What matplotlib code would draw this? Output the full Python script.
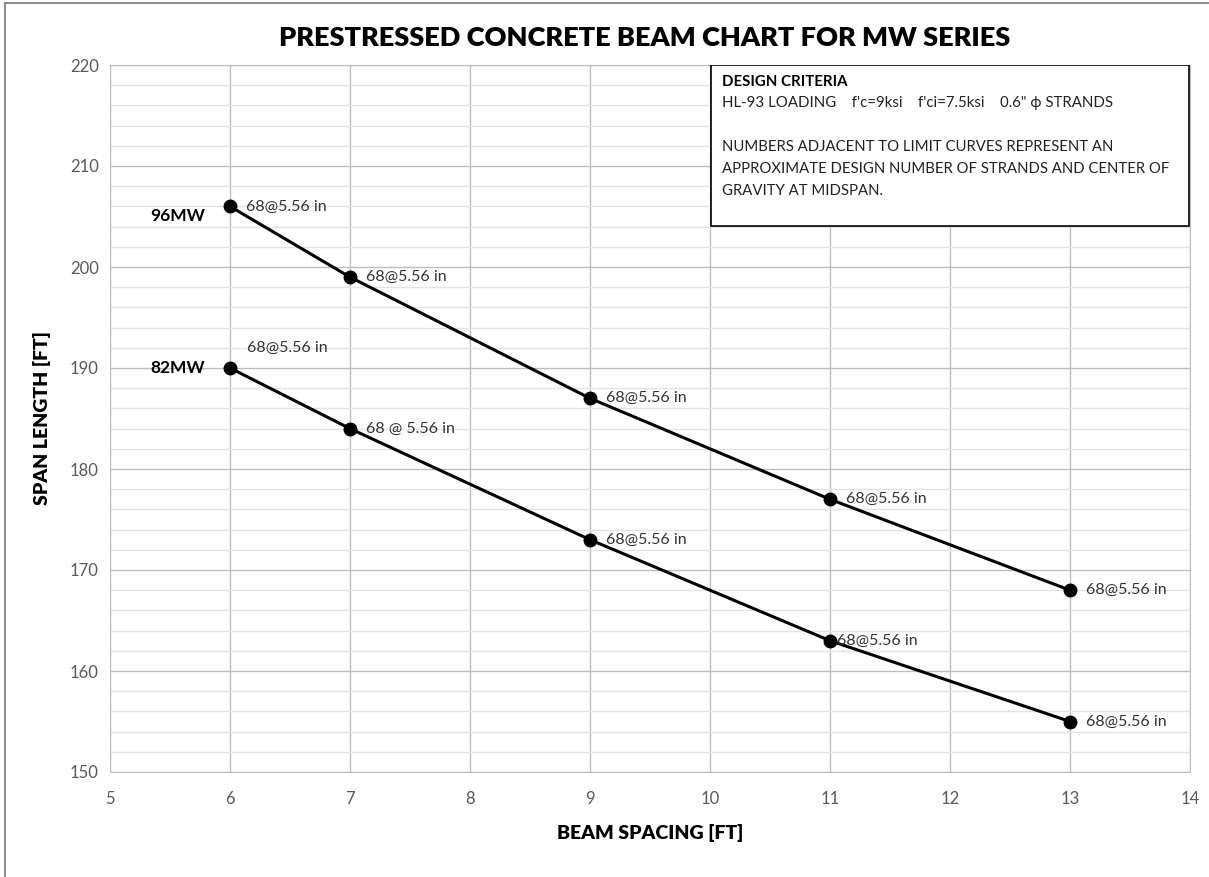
import matplotlib
matplotlib.use("Agg")
import matplotlib.pyplot as plt
from matplotlib.patches import Rectangle
from matplotlib.lines import Line2D

plt.rcParams['font.family'] = ['Lato', 'DejaVu Sans']

spacing = [6, 7, 9, 11, 13]
span_96mw = [206, 199, 187, 177, 168]
span_82mw = [190, 184, 173, 163, 155]
labels_96mw = ["68@5.56 in"] * 5
labels_82mw = ["68@5.56 in", "68 @ 5.56 in", "68@5.56 in", "68@5.56 in", "68@5.56 in"]
x_ticks = list(range(5, 15))
y_ticks = list(range(150, 221, 10))

W, H = 1209, 877
fig = plt.figure(figsize=(W / 100, H / 100), dpi=100)
ax = fig.add_axes([110 / W, 1 - 772 / H, 1080 / W, 707 / H])

ax.set_xlim(5, 14)
ax.set_ylim(150, 220)
ax.set_xticks(x_ticks)
ax.set_yticks(y_ticks)
ax.set_yticks(range(150, 221, 2), minor=True)
ax.grid(which='minor', axis='y', color='#e3e3e3', lw=1.0)
ax.grid(which='major', color='#bdbdbd', lw=1.0)
ax.set_axisbelow(True)
for s in ax.spines.values():
    s.set_color('#bdbdbd')
ax.tick_params(which='both', length=0, labelsize=12, colors='#595959', pad=8)
ax.tick_params(axis='x', pad=14)

ax.plot(spacing, span_96mw, color='black', lw=2.2, marker='o', ms=9, zorder=3)
ax.plot(spacing, span_82mw, color='black', lw=2.2, marker='o', ms=9, zorder=3)

off = dict(textcoords='offset pixels', fontsize=11.5, color='#333333', va='center', ha='left')
for x, y, t in zip(spacing, span_96mw, labels_96mw):
    ax.annotate(t, (x, y), xytext=(16, 0), **off)
for i, (x, y, t) in enumerate(zip(spacing, span_82mw, labels_82mw)):
    if i == 0:
        ax.annotate(t, (x, y), xytext=(17, 20), **off)
    elif i == 3:
        ax.annotate(t, (x, y), xytext=(7, 0), **off)
    else:
        ax.annotate(t, (x, y), xytext=(16, 0), **off)

ax.annotate("96MW", (6, 206), xytext=(-25, -10), textcoords='offset pixels',
            fontsize=12.5, fontweight='bold', ha='right', va='center')
ax.annotate("82MW", (6, 190), xytext=(-25, 0), textcoords='offset pixels',
            fontsize=12.5, fontweight='bold', ha='right', va='center')

ax.set_xlabel("BEAM SPACING [FT]", fontsize=14, fontweight='heavy', labelpad=12)
ax.set_ylabel("SPAN LENGTH [FT]", fontsize=14, fontweight='heavy', labelpad=14)

# design criteria box
bx0, bx1 = (711 - 110) / 1080, (1189 - 110) / 1080
by1, by0 = 1.0, (772 - 226) / 707
ax.add_patch(Rectangle((bx0, by0), bx1 - bx0, by1 - by0, transform=ax.transAxes,
                       facecolor='white', edgecolor='black', lw=1.2, zorder=5))
tx = bx0 + 11 / 1080
ax.text(tx, (772 - 82) / 707, "DESIGN CRITERIA", transform=ax.transAxes,
        fontsize=10.8, fontweight='bold', va='center', zorder=6)
ax.text(tx, (772 - 103) / 707,
        "HL-93 LOADING    f'c=9ksi    f'ci=7.5ksi    0.6\" \u03d5 STRANDS",
        transform=ax.transAxes, fontsize=10.8, va='center', color='#222222', zorder=6)
for yy, t in [(147, "NUMBERS ADJACENT TO LIMIT CURVES REPRESENT AN"),
              (169, "APPROXIMATE DESIGN NUMBER OF STRANDS AND CENTER OF"),
              (191, "GRAVITY AT MIDSPAN.")]:
    ax.text(tx, (772 - yy) / 707, t, transform=ax.transAxes, fontsize=10.7,
            va='center', color='#222222', zorder=6)

fig.text(645 / W, 1 - 38 / H, "PRESTRESSED CONCRETE BEAM CHART FOR MW SERIES",
         ha='center', va='center', fontsize=19.5, fontweight='heavy')

# outer frame (top and left edges visible)
fig.add_artist(Line2D([5 / W, 1], [1 - 3 / H, 1 - 3 / H], transform=fig.transFigure,
                      color='#8c8c8c', lw=1.5))
fig.add_artist(Line2D([5 / W, 5 / W], [0, 1 - 3 / H], transform=fig.transFigure,
                      color='#8c8c8c', lw=1.5))

fig.savefig("out.png", dpi=100)
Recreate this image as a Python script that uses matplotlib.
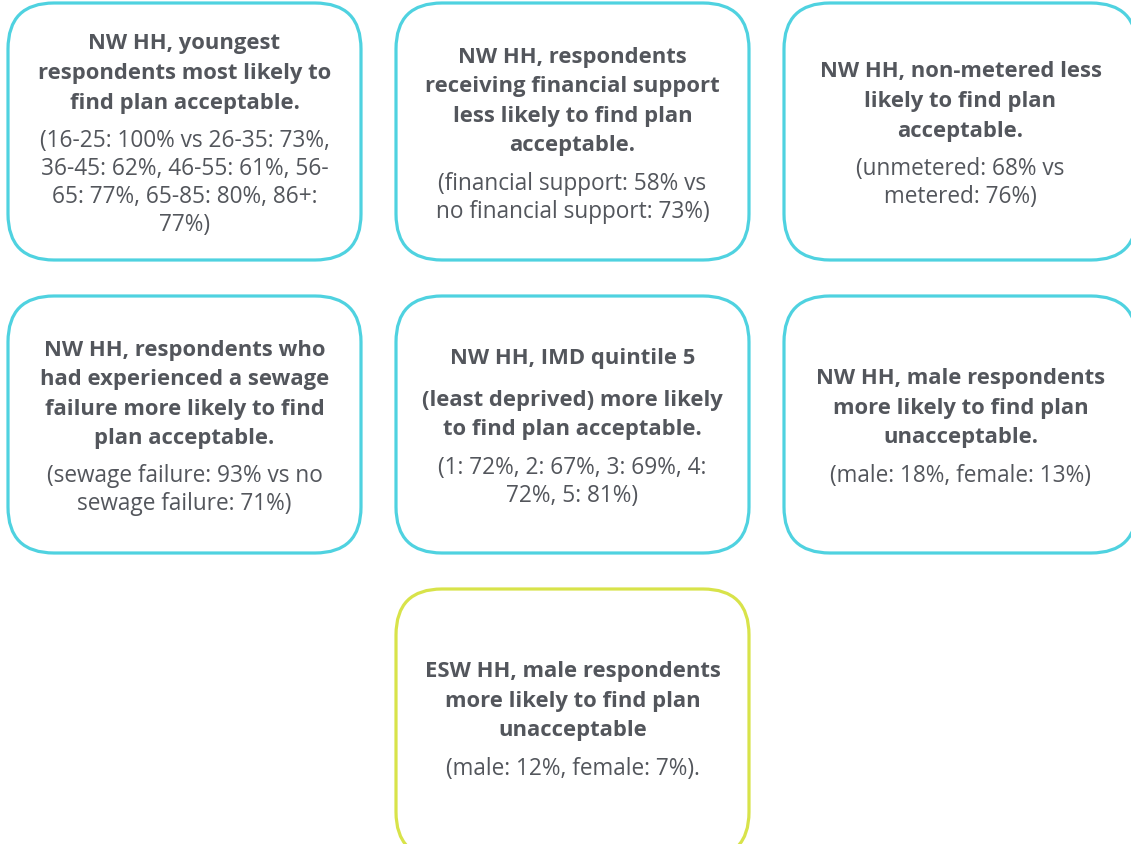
import matplotlib.pyplot as plt
from matplotlib.patches import FancyBboxPatch

# box contents, row by row
titles = [
    "NW HH, youngest\nrespondents most likely to\nfind plan acceptable.",
    "NW HH, respondents\nreceiving financial support\nless likely to find plan\nacceptable.",
    "NW HH, non-metered less\nlikely to find plan\nacceptable.",
    "NW HH, respondents who\nhad experienced a sewage\nfailure more likely to find\nplan acceptable.",
    "NW HH, IMD quintile 5\n\n(least deprived) more likely\nto find plan acceptable.",
    "NW HH, male respondents\nmore likely to find plan\nunacceptable.",
    "ESW HH, male respondents\nmore likely to find plan\nunacceptable",
]
bodies = [
    "(16-25: 100% vs 26-35: 73%,\n36-45: 62%, 46-55: 61%, 56-\n65: 77%, 65-85: 80%, 86+:\n77%)",
    "(financial support: 58% vs\nno financial support: 73%)",
    "(unmetered: 68% vs\nmetered: 76%)",
    "(sewage failure: 93% vs no\nsewage failure: 71%)",
    "(1: 72%, 2: 67%, 3: 69%, 4:\n72%, 5: 81%)",
    "(male: 18%, female: 13%)",
    "(male: 12%, female: 7%).",
]
groups = ["NW", "NW", "NW", "NW", "NW", "NW", "ESW"]

group_colors = {"NW": "#4fd2e0", "ESW": "#d8e34a"}
text_color = "#53565c"

W, H = 1131, 845
fig = plt.figure(figsize=(W / 100, H / 100), dpi=100)
ax = fig.add_axes([0, 0, 1, 1])
ax.set_xlim(0, W)
ax.set_ylim(H, 0)
ax.axis("off")

col_x = [8, 396, 784]
row_y = [4, 297, 590]
row_h = [257, 257, 257]
bw = 353
slots = [(0, 0), (0, 1), (0, 2), (1, 0), (1, 1), (1, 2), (2, 1)]

title_lh, body_lh, para_gap, blank_lh = 29.5, 28, 9, 12
fs_title, fs_body = 15.8, 16.3
family = ["Open Sans", "DejaVu Sans"]

for title, body, grp, (r, c) in zip(titles, bodies, groups, slots):
    x0, y0, bh = col_x[c], row_y[r], row_h[r]
    # last row runs off the bottom edge like the original
    draw_h = bh + (12 if r == 2 else 0)
    box = FancyBboxPatch((x0, y0), bw, draw_h,
                         boxstyle="round,pad=0,rounding_size=46",
                         fc="white", ec=group_colors[grp], lw=2.3, clip_on=True)
    ax.add_patch(box)

    lines = [(t, "bold") for t in title.split("\n")] + [("", "gap")] + \
            [(t, "normal") for t in body.split("\n")]
    heights = []
    for t, w in lines:
        if w == "gap":
            heights.append(para_gap)
        elif t == "":
            heights.append(blank_lh)
        else:
            heights.append(title_lh if w == "bold" else body_lh)
    cx = x0 + bw / 2
    y = y0 + bh / 2 - sum(heights) / 2 + 1.5
    for (t, w), h in zip(lines, heights):
        if w != "gap" and t:
            ax.text(cx, y + h / 2, t, ha="center", va="center",
                    fontsize=fs_title if w == "bold" else fs_body,
                    fontweight=w, color=text_color, family=family)
        y += h

fig.savefig("out.png", dpi=100)
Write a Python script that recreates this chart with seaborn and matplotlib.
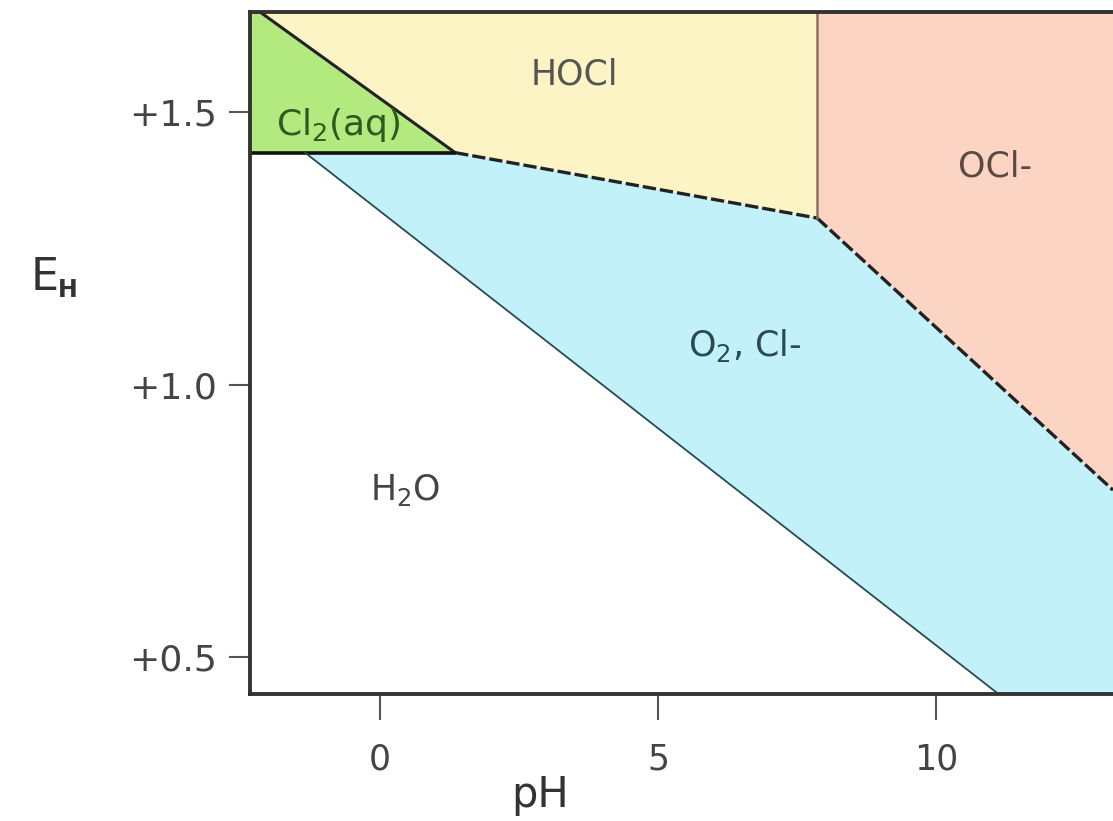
import numpy as np
import pandas as pd
import matplotlib
matplotlib.use("Agg")
import matplotlib.pyplot as plt
import seaborn as sns

# Pourbaix diagram for chlorine (schematic)
ph_lim = (-2.34, 13.18)
e_lim = (0.433, 1.684)

# region outlines (pH, E)
cl2_ph = [-2.34, -2.16, 1.35, -2.34]
cl2_e = [1.684, 1.684, 1.426, 1.426]
hocl_ph = [-2.16, 1.35, 7.86, 7.86]
hocl_e = [1.684, 1.426, 1.306, 1.684]
ocl_ph = [7.86, 7.86, 13.18, 13.18]
ocl_e = [1.684, 1.306, 0.807, 1.684]
o2_ph = [-1.35, 1.35, 7.86, 13.18, 13.18, 11.12]
o2_e = [1.426, 1.426, 1.306, 0.807, 0.433, 0.433]

# boundary lines
cl2_top_ph = [-2.16, 1.35]
cl2_top_e = [1.684, 1.426]
cl2_bottom_ph = [-2.34, 1.35]
cl2_bottom_e = [1.426, 1.426]
hocl_o2_ph = [1.35, 7.86]
hocl_o2_e = [1.426, 1.306]
ocl_o2_ph = [7.86, 13.18]
ocl_o2_e = [1.306, 0.807]
pka_ph = [7.86, 7.86]
pka_e = [1.306, 1.684]
water_ph = [-1.35, 11.12]
water_e = [1.426, 0.433]

labels = ["HOCl", "OCl-", "Cl$_2$(aq)", "O$_2$, Cl-", "H$_2$O"]
label_ph = [3.5, 11.06, -0.75, 6.56, 0.45]
label_e = [1.569, 1.40, 1.477, 1.073, 0.807]
label_colors = ["#555555", "#5a4a42", "#2f5a1f", "#2a4a50", "#444444"]
label_sizes = [25, 25, 26, 25, 25]

sns.set_style("ticks")
plt.rcParams["font.family"] = ["DejaVu Sans"]

fig = plt.figure(figsize=(11.13, 8.21), dpi=100)
ax = fig.add_axes([0.2246, 0.1547, 0.7754, 0.8307])

ax.fill(cl2_ph, cl2_e, color="#b2ea80", lw=0)
ax.fill(hocl_ph, hocl_e, color="#fcf4c4", lw=0)
ax.fill(ocl_ph, ocl_e, color="#fbd4c4", lw=0)
ax.fill(o2_ph, o2_e, color="#c2f1f9", lw=0)

def boundary(xs, ys, **kw):
    d = pd.DataFrame({"pH": xs, "E": ys})
    sns.lineplot(data=d, x="pH", y="E", ax=ax, sort=False, estimator=None, **kw)

boundary(cl2_top_ph, cl2_top_e, color="#222222", lw=2.2)
boundary(cl2_bottom_ph, cl2_bottom_e, color="#111111", lw=2.6)
boundary(hocl_o2_ph, hocl_o2_e, color="#222222", lw=2.4, linestyle=(0, (4, 1.2)))
boundary(ocl_o2_ph, ocl_o2_e, color="#222222", lw=2.4, linestyle=(0, (4, 1.2)))
boundary(pka_ph, pka_e, color="#8a7264", lw=1.8)
boundary(water_ph, water_e, color="#2a4a50", lw=1.3)

for t, x, y, c, s in zip(labels, label_ph, label_e, label_colors, label_sizes):
    ax.text(x, y, t, ha="center", va="center", fontsize=s, color=c)

ax.set_xlim(*ph_lim)
ax.set_ylim(*e_lim)
ax.set_xticks([0, 5, 10])
ax.set_xticklabels(["0", "5", "10"])
ax.set_yticks([0.5, 1.0, 1.5])
ax.set_yticklabels(["+0.5", "+1.0", "+1.5"])
ax.tick_params(axis="x", length=19, width=1.5, color="#555555", pad=16,
               labelsize=25, labelcolor="#444444")
ax.tick_params(axis="y", length=15, width=1.5, color="#555555", pad=9,
               labelsize=26, labelcolor="#444444")
ax.set_xlabel("")
ax.set_ylabel("")

for s in ["left", "top", "bottom"]:
    ax.spines[s].set_linewidth(2.8)
    ax.spines[s].set_color("#333333")
ax.spines["right"].set_visible(False)

fig.text(540 / 1113, 1 - 795 / 821, "pH", ha="center", va="center",
         fontsize=30, color="#333333")
fig.text(45 / 1113, 1 - 278 / 821, "E", ha="center", va="center",
         fontsize=32, color="#333333")
fig.text(68 / 1113, 1 - 290 / 821, "H", ha="center", va="center",
         fontsize=17, color="#333333", fontweight="bold")

fig.savefig("out.png", dpi=100)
::::::::::
Challenge
Above are the records. Copy word for word only their lines from the one holding "Write a Python" through the one holding "water_e = [1.426, 0.433]", both included, and skip the images.

Reply to the exercise
Write a Python script that recreates this chart with seaborn and matplotlib.
import numpy as np
import pandas as pd
import matplotlib
matplotlib.use("Agg")
import matplotlib.pyplot as plt
import seaborn as sns

# Pourbaix diagram for chlorine (schematic)
ph_lim = (-2.34, 13.18)
e_lim = (0.433, 1.684)

# region outlines (pH, E)
cl2_ph = [-2.34, -2.16, 1.35, -2.34]
cl2_e = [1.684, 1.684, 1.426, 1.426]
hocl_ph = [-2.16, 1.35, 7.86, 7.86]
hocl_e = [1.684, 1.426, 1.306, 1.684]
ocl_ph = [7.86, 7.86, 13.18, 13.18]
ocl_e = [1.684, 1.306, 0.807, 1.684]
o2_ph = [-1.35, 1.35, 7.86, 13.18, 13.18, 11.12]
o2_e = [1.426, 1.426, 1.306, 0.807, 0.433, 0.433]

# boundary lines
cl2_top_ph = [-2.16, 1.35]
cl2_top_e = [1.684, 1.426]
cl2_bottom_ph = [-2.34, 1.35]
cl2_bottom_e = [1.426, 1.426]
hocl_o2_ph = [1.35, 7.86]
hocl_o2_e = [1.426, 1.306]
ocl_o2_ph = [7.86, 13.18]
ocl_o2_e = [1.306, 0.807]
pka_ph = [7.86, 7.86]
pka_e = [1.306, 1.684]
water_ph = [-1.35, 11.12]
water_e = [1.426, 0.433]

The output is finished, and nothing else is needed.